I, obviously, have the best students in the entire world, and several of them are on developing horses in that age and education bracket. They’re almost straight. They’re almost really collected. They’ve almost got the changes, or the pirouettes, or the half steps. Almost really sucks. Almost is where the faith gets lost. My students are not filled with doubt—in fact, they’ve all said to me, in so many words, “I love the journey!” But if they haven’t yet had that moment of panic I know so well, when it all feels like it’s going to hell, they will.

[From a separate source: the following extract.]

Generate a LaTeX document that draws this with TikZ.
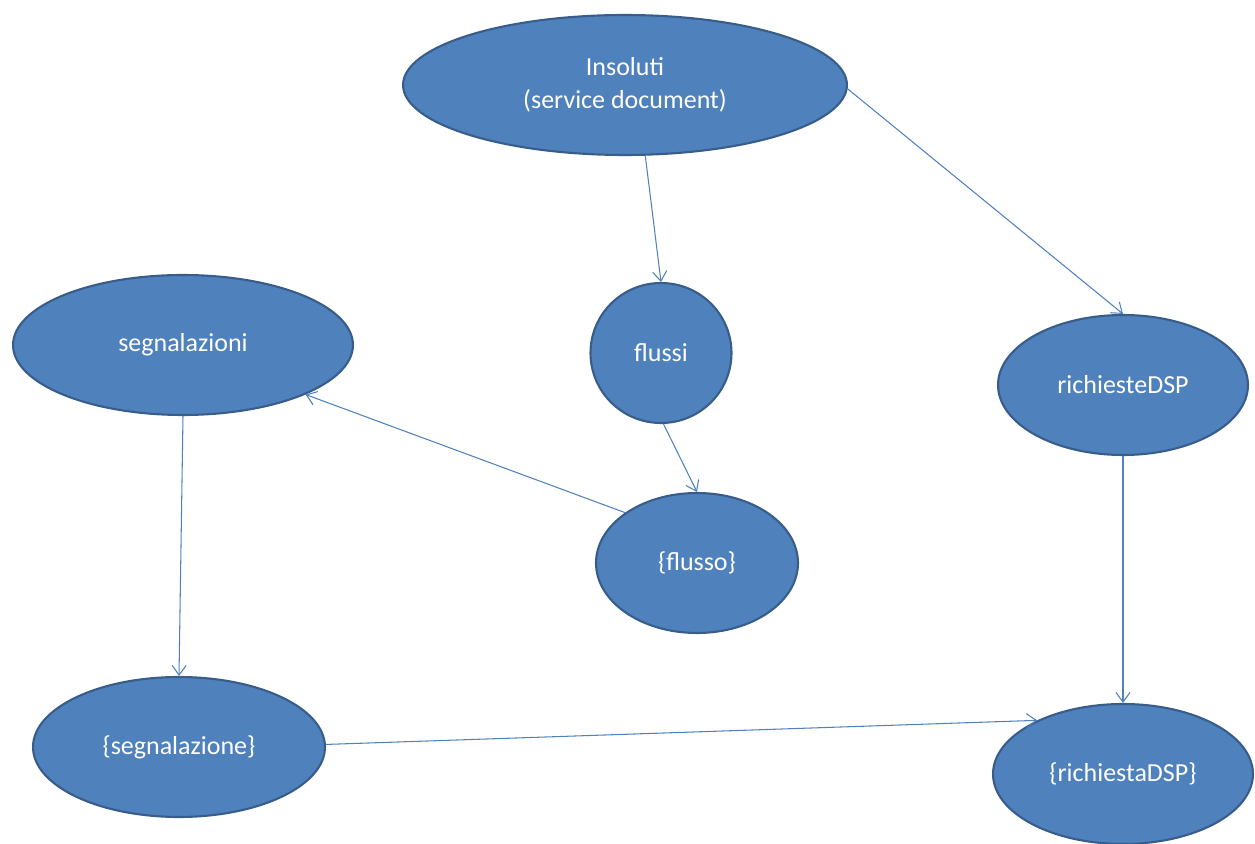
\documentclass[tikz,border=0pt]{standalone}
\usepackage{fontspec}
\setmainfont{Carlito}
\usetikzlibrary{shapes.geometric,arrows.meta}
\definecolor{nodefill}{HTML}{4F81BD}
\definecolor{nodeline}{HTML}{385D8A}
\begin{document}
\begin{tikzpicture}[x=0.02cm,y=-0.02cm,
    blob/.style={ellipse,draw=nodeline,line width=1.2pt,fill=nodefill,text=white,
        inner sep=0pt,minimum height=2.8cm,align=center,
        font=\fontsize{14.8}{18.5}\selectfont},
    link/.style={draw=nodefill,line width=0.6pt,-{Straight Barb[length=5.5pt,width=8pt]}}]
\useasboundingbox (0,0) rectangle (1255,844);
% nodes
\node[blob,minimum width=8.88cm] (insoluti) at (625,85) {Insoluti\\(service document)};
\node[blob,minimum width=2.82cm] (flussi) at (661,353) {flussi};
\node[blob,minimum width=6.8cm] (segnalazioni) at (183,345) {segnalazioni};
\node[blob,minimum width=5cm] (richieste) at (1123,385) {richiesteDSP};
\node[blob,minimum width=4.04cm] (flusso) at (697,563) {\{flusso\}};
\node[blob,minimum width=5.84cm] (segnalazione) at (179,747) {\{segnalazione\}};
\node[blob,minimum width=5.2cm] (richiesta) at (1123,774) {\{richiestaDSP\}};
% links
\draw[link] (insoluti.-74) -- (flussi.north);
\draw[link] (insoluti.-1) -- (richieste.north);
\draw[link] (flussi.-88) -- (flusso.north);
\draw[link] (flusso.145) -- (segnalazioni.-22);
\draw[link] (segnalazioni.south) -- (segnalazione.north);
\draw[link] (richieste.south) -- (richiesta.north);
\draw[link] (segnalazione.1) -- (richiesta.148);
\end{tikzpicture}
\end{document}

In that moment, it’s my job (or, when it’s my own horse who is “almost” something and I’m at my wits end, it’s Allison or Michael’s job) to remind the rider that it is, in fact, all going to be OK. That it’s a marathon, not a sprint.

That the best course of action is the one you’re on, sticking it out; sometimes we really do have to do the same thing day in and day out and expect a different result. And that the best is, truly, yet to come.